La comunicación política vive una transformación profunda en el mundo. Filósofos como Byung-Chul Han y Éric Sadin coinciden en señalar que la era digital ha reconfigurado las relaciones entre el poder, el discurso y la ciudadanía. Sin embargo, en contextos locales como el departamento de Colonia, esta transición no es lineal ni homogénea. La realidad de las campañas municipales aún está fuertemente anclada en prácticas del siglo pasado, mientras el “aggiornamento” digital avanza de forma parcial, desigual y muchas veces invisible.
Los partidos políticos aún recurren de manera predominante a la cartelería callejera, al alquiler de locales partidarios —aunque permanezcan vacíos la mayor parte del tiempo— y a una conquista territorial que sigue rigiéndose por el imperativo de la visibilidad física. Los espacios de alto tránsito se disputan con gigantografías, pancartas, pasacalles y fachadas pintadas. La lógica es clara: quien no se ve, no existe. Este fenómeno persiste pese a la creciente migración del debate público hacia las plataformas digitales.
En paralelo, se mantiene la práctica del “caminar los barrios”, un intento de reproducir la vieja política de cercanía, donde el candidato se muestra en el territorio, escucha, saluda, toma mate. Esta escena, que en otras latitudes se ha visto desplazada por la hipersegmentación y los datos en tiempo real, en Colonia sigue siendo un recurso central para interpelar a votantes que, especialmente en áreas rurales o de baja conectividad, aún se vinculan con la política a través del contacto directo.
Lo que proponen los manuales internacionales de estrategia digital —inversión en pauta segmentada, storytelling audiovisual, uso de influencers o campañas basadas en datos— apenas se refleja en el escenario local.
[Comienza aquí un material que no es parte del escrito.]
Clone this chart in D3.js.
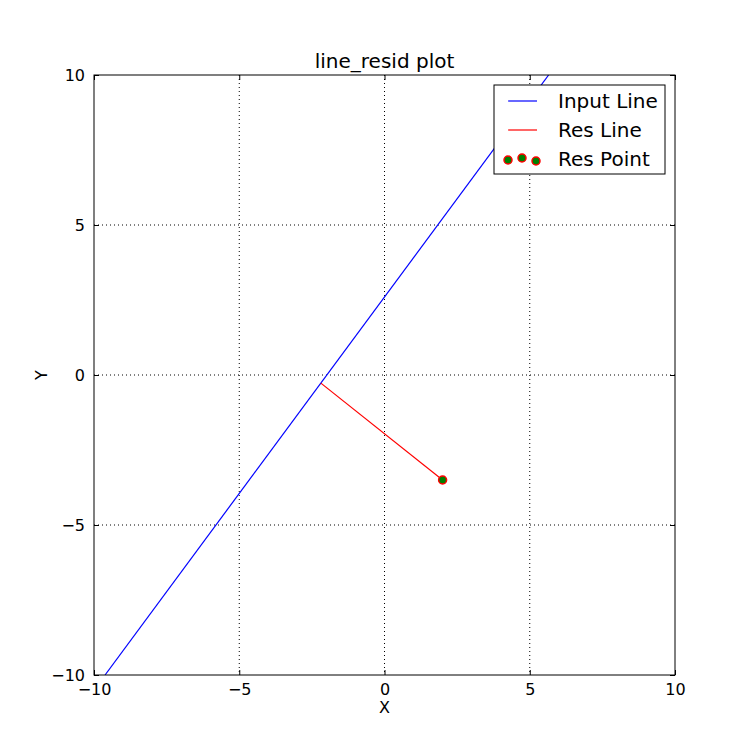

Hay señales de adaptación, como el uso de redes sociales para compartir actividades o emitir mensajes grabados, pero se trata más de un complemento que de un eje central de campaña. Incluso en portales nativos digitales con decenas de miles de seguidores, como este medio, hay partidos que no han colocado pauta alguna. Las razones son diversas: desde limitaciones presupuestarias hasta una mirada subestimada del entorno digital o el desconocimiento del alcance real de estas audiencias.
Este rezago convive, paradójicamente, con un ecosistema mediático más diversificado que nunca. Radios locales, perfiles en Facebook con fuerte arraigo comunitario, canales de YouTube y grupos de WhatsApp han ganado peso en la circulación de mensajes. Sin embargo, la planificación estratégica de los partidos no siempre logra capitalizar estos recursos de manera coordinada.
En este contexto, el votante coloniense —como el uruguayo medio— se informa por múltiples vías. El ciudadano mayor de 60 años escucha la radio y lee el diario impreso. Los adultos jóvenes consumen noticias en el teléfono, aunque también conservan hábitos tradicionales. Los más jóvenes buscan autenticidad antes que discurso, estética antes que programa. Pero incluso en ese segmento, las campañas digitales locales suelen carecer de diseño profesional, narrativa efectiva o contenido audiovisual adaptado a sus códigos.
Así, mientras en el plano teórico se habla del paso del ciudadano al “usuario”, de la política del dato a la política del afecto, en Colonia subsiste una tensión visible: se ensaya lo nuevo, pero se ejecuta lo de siempre. La política digital es más promesa que práctica; más discurso que acción. El espacio público físico sigue siendo el principal escenario de disputa, y el algoritmo aún no ha reemplazado al altavoz.
En definitiva, las elecciones departamentales en Colonia son una postal de la transición. La vieja política no ha muerto, y la nueva aún no termina de nacer. En ese interregno, los partidos enfrentan un dilema: seguir apostando a lo que conocen o arriesgarse a construir una comunicación política más contemporánea, más profesional, más efectiva.